Get Your Vegetable Garden Prepped


Growing your own is no longer a novelty, and plenty of us are really into growing our own stock of delicious organic produce. Plant a simple mini herb garden to provide you with fresh snippings to flavour your food, or why not get those ornamental pots out of storage and fill them with tomato plants? Just remember the more you prepare to grow your own food, the more successful you will be. So add compost to the greenhouse soil, dig out any big stones and go buy your seeds in plenty of time, there’s nothing quite like harvesting your own produce for lunch!



Clear Out Your Shed And Garage


Your shed and garage will more than likely be full of toys, gardening equipment and miscellaneous items stuffed here and there when winter set in and the garden was abandoned in favour of cosy nights inside. Clear out the shed and garage and sort your items into three piles – chuck, recycle or sell, and keep. The items you keep should be cleaned and stored ready for use. The items you throw away should be done so responsibly and the items you are recycling or selling should be sorted ready to give to charity or take to a car boot. Doing this sort out early will leave you lots of room to use the space you’ve created.


Create Areas Of Shade

If we do happen to get some sunshine this summer, you’re going to want an area of shade somewhere in your garden. You don’t want to go the same colour of those tomatoes you’ve planted!
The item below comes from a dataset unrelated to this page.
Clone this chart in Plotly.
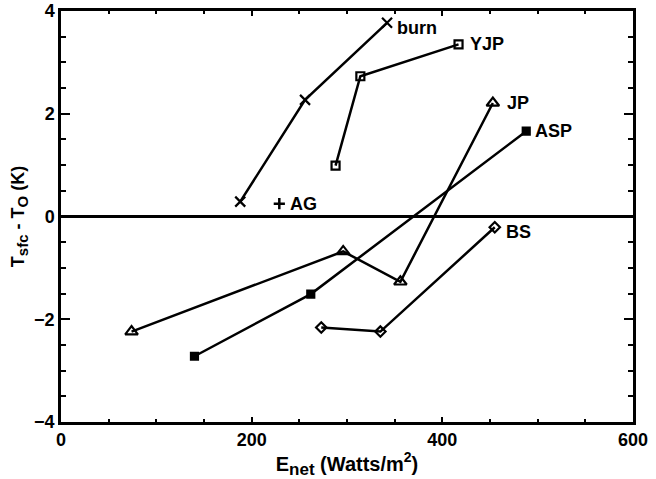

So create a simple shaded area by investing in a gazebo, or even a simple sun umbrella over your seating or one of those on-trend sail shades.


Be Safe!


Remember to do a safety check of your garden and garden equipment before the summer comes. After items have been stored in the garage or your self-storage unit they can become dusty or seize up. This is why it is so important to check them over before you use them – as well as safety, you don’t want to whip the BBQ out for the first time only to find out it’s out of gas! As well as equipment, check over the entire garden for large fence splinters or cracks in the patio or path that could be a real tripping hazard.